4. Conflicting numeric claims in community discussions and why they arise

Some community posts and secondary summaries report different depth numbers (e.g., claims around 127 ft or 184 ft) because of mixed unit bases (ft vs m), rounding, or misapplied conversion factors; nonetheless, when recalculated consistently those claims collapse to the same answer near 56–57 m for air or ~34 m for Nitrox 32 ^{[7] [8] [1]}. One outlier analytic entry gave an implausible figure of 1122 fsw (≈340 m) for air based on a misinterpretation or transcription error in a table—this is clearly inconsistent with Dalton’s law and other analyses and should be treated as erroneous ^[6]. The community variance thus reflects calculation mistakes or unit confusion, not disagreement about the underlying physics.

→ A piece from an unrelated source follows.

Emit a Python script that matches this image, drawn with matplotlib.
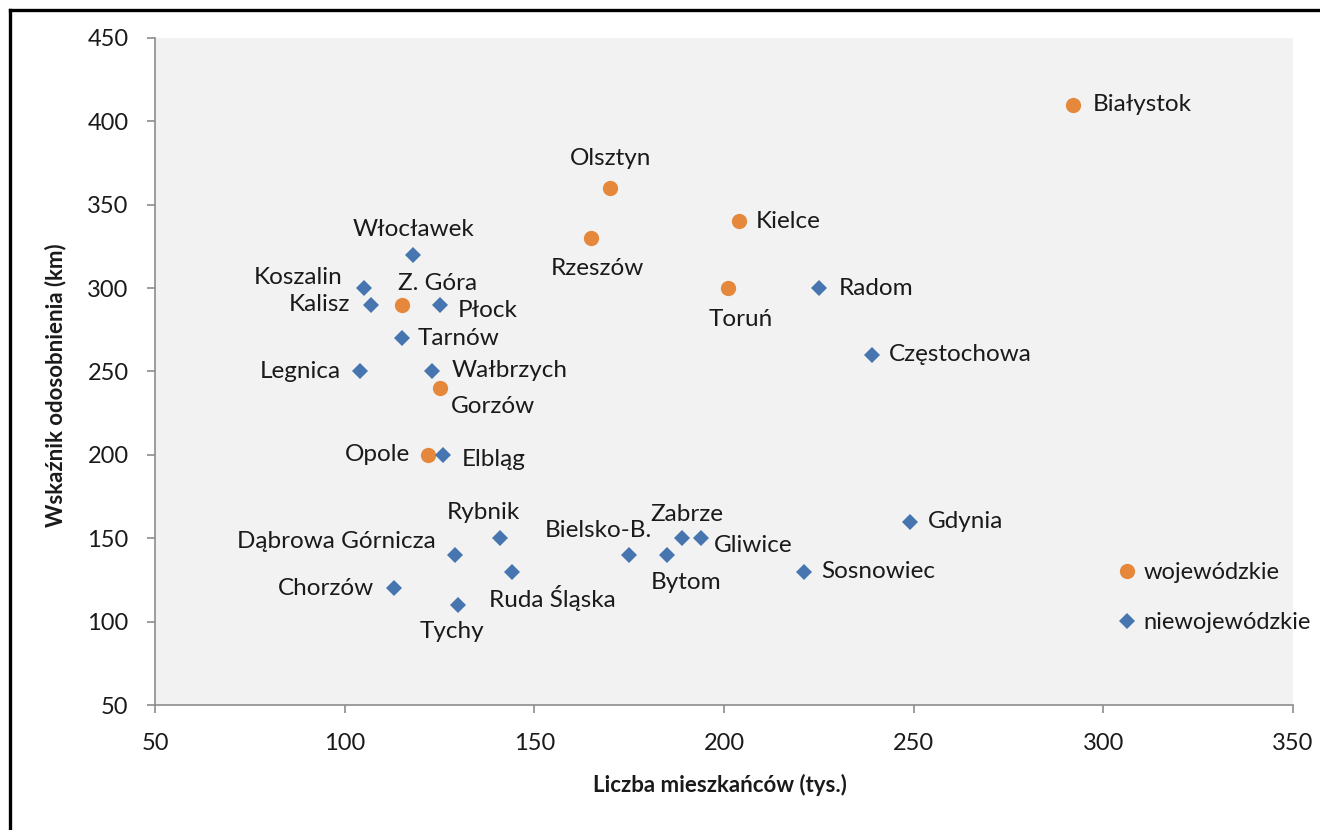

5. What divers should take away — calculations, training limits, and safe practice

The bottom line for operational planning is that PO₂ thresholds are a calculable physical fact but must be applied within agency depth limits, exposure tables, and conservative practice. For mission planning, use the simple formula PO₂ = FO₂ × ((depth/10 m)+1) or its feet equivalent, and apply the accepted working limit of 1.4 ATA (with 1.6 ATA for contingency) to compute MODs; for air that yields ~57 m and for Nitrox mixes the MOD will be shallower proportional to FO₂ ^{[2] [3] [5]}. Divers must also account for local policy, certification limits, gas analysis, and decompression planning—the arithmetic is necessary but not sufficient for a safe decision ^[3].